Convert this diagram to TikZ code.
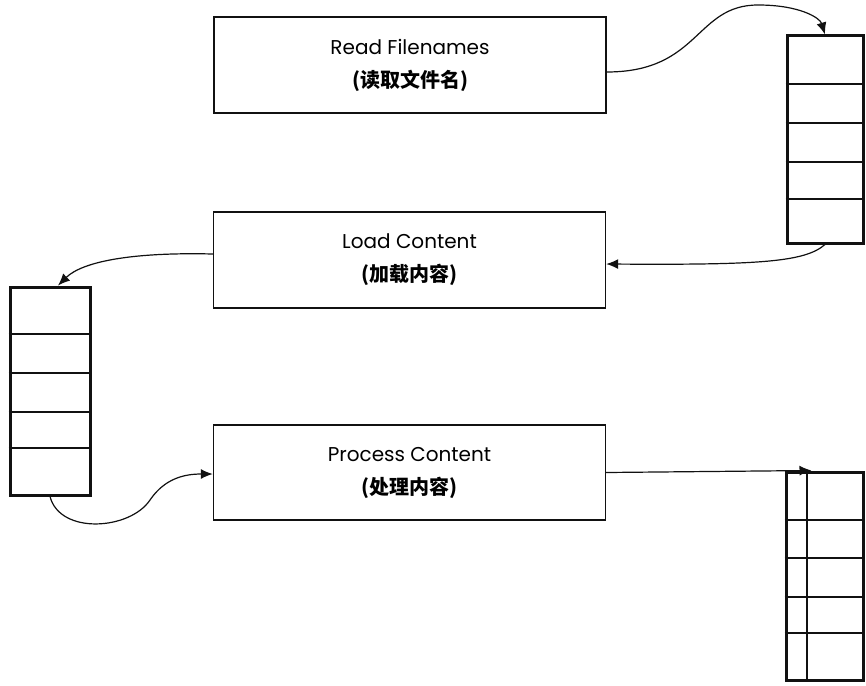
\documentclass[tikz,border=0pt]{standalone}
\usepackage{fontspec}
\setmainfont{Poppins}
\newfontfamily\cjk{Noto Sans CJK SC}
\usetikzlibrary{arrows.meta, calc}
\definecolor{InkBlack}{HTML}{111111}
\tikzset{
  procbox/.style={draw=InkBlack, line width=1.4pt, minimum width=392pt, minimum height=96pt, inner sep=0pt, align=center, font=\fontsize{20}{33}\selectfont},
  stackbox/.style={draw=InkBlack, line width=3pt, minimum width=76pt, minimum height=207pt, inner sep=0pt},
  divider/.style={draw=InkBlack, line width=2.6pt},
  arrow/.style={-{Latex[length=12pt, width=10pt]}, line width=1.2pt, draw=InkBlack}
}
\begin{document}
\begin{tikzpicture}[x=1pt, y=-1pt]
\useasboundingbox (0,0) rectangle (866,685);
\node[procbox] (readfn) at (410,65) {Read Filenames\\{\cjk\bfseries (读取文件名)}};
\node[procbox] (loadct) at (409.5,260) {Load Content\\{\cjk\bfseries (加载内容)}};
\node[procbox, minimum height=95pt] (procct) at (409.5,472.5) {Process Content\\{\cjk\bfseries (处理内容)}};
\node[stackbox] (fnstack) at (825,139.5) {};
\node[stackbox, minimum width=80pt, minimum height=208pt] (ctstack) at (50,391) {};
\node[stackbox, minimum width=77pt, minimum height=208pt] (outstack) at (824.5,576) {};
\foreach \y in {84,123,162,199}
  \draw[divider] (fnstack.west |- 0,\y) -- (fnstack.east |- 0,\y);
\foreach \y in {334,373,412,448}
  \draw[divider] (ctstack.west |- 0,\y) -- (ctstack.east |- 0,\y);
\foreach \y in {520,558,597,633}
  \draw[divider] (outstack.west |- 0,\y) -- (outstack.east |- 0,\y);
\draw[divider] (outstack.north west -| 807,0) -- (outstack.south west -| 807,0);
\draw[arrow] ($(readfn.east)+(0,7)$) .. controls (700,72) and (695,5) .. (758,5) .. controls (800,5) and (820,18) .. (fnstack.north);
\draw[arrow] (fnstack.south) .. controls (805,262) and (760,265) .. ($(loadct.east)+(0,4)$);
\draw[arrow] ($(loadct.west)+(0,-6)$) .. controls (130,252) and (82,262) .. ($(ctstack.north)+(8,0)$);
\draw[arrow] (ctstack.south) .. controls (60,535) and (130,530) .. (150,500) .. controls (165,478) and (185,474) .. ($(procct.west)+(0,1.5)$);
\draw[arrow] (procct.east) -- ($(outstack.north west)+(27,0)$);
\end{tikzpicture}
\end{document}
· · · · ·
WRITTEN INSTRUCTION - All of the material above needs to be restated exactly, with no pictures.

OUTPUT BELOW -
Convert this diagram to TikZ code.
\documentclass[tikz,border=0pt]{standalone}
\usepackage{fontspec}
\setmainfont{Poppins}
\newfontfamily\cjk{Noto Sans CJK SC}
\usetikzlibrary{arrows.meta, calc}
\definecolor{InkBlack}{HTML}{111111}
\tikzset{
  procbox/.style={draw=InkBlack, line width=1.4pt, minimum width=392pt, minimum height=96pt, inner sep=0pt, align=center, font=\fontsize{20}{33}\selectfont},
  stackbox/.style={draw=InkBlack, line width=3pt, minimum width=76pt, minimum height=207pt, inner sep=0pt},
  divider/.style={draw=InkBlack, line width=2.6pt},
  arrow/.style={-{Latex[length=12pt, width=10pt]}, line width=1.2pt, draw=InkBlack}
}
\begin{document}
\begin{tikzpicture}[x=1pt, y=-1pt]
\useasboundingbox (0,0) rectangle (866,685);
\node[procbox] (readfn) at (410,65) {Read Filenames\\{\cjk\bfseries (读取文件名)}};
\node[procbox] (loadct) at (409.5,260) {Load Content\\{\cjk\bfseries (加载内容)}};
\node[procbox, minimum height=95pt] (procct) at (409.5,472.5) {Process Content\\{\cjk\bfseries (处理内容)}};
\node[stackbox] (fnstack) at (825,139.5) {};
\node[stackbox, minimum width=80pt, minimum height=208pt] (ctstack) at (50,391) {};
\node[stackbox, minimum width=77pt, minimum height=208pt] (outstack) at (824.5,576) {};
\foreach \y in {84,123,162,199}
  \draw[divider] (fnstack.west |- 0,\y) -- (fnstack.east |- 0,\y);
\foreach \y in {334,373,412,448}
  \draw[divider] (ctstack.west |- 0,\y) -- (ctstack.east |- 0,\y);
\foreach \y in {520,558,597,633}
  \draw[divider] (outstack.west |- 0,\y) -- (outstack.east |- 0,\y);
\draw[divider] (outstack.north west -| 807,0) -- (outstack.south west -| 807,0);
\draw[arrow] ($(readfn.east)+(0,7)$) .. controls (700,72) and (695,5) .. (758,5) .. controls (800,5) and (820,18) .. (fnstack.north);
\draw[arrow] (fnstack.south) .. controls (805,262) and (760,265) .. ($(loadct.east)+(0,4)$);
\draw[arrow] ($(loadct.west)+(0,-6)$) .. controls (130,252) and (82,262) .. ($(ctstack.north)+(8,0)$);
\draw[arrow] (ctstack.south) .. controls (60,535) and (130,530) .. (150,500) .. controls (165,478) and (185,474) .. ($(procct.west)+(0,1.5)$);
\draw[arrow] (procct.east) -- ($(outstack.north west)+(27,0)$);
\end{tikzpicture}
\end{document}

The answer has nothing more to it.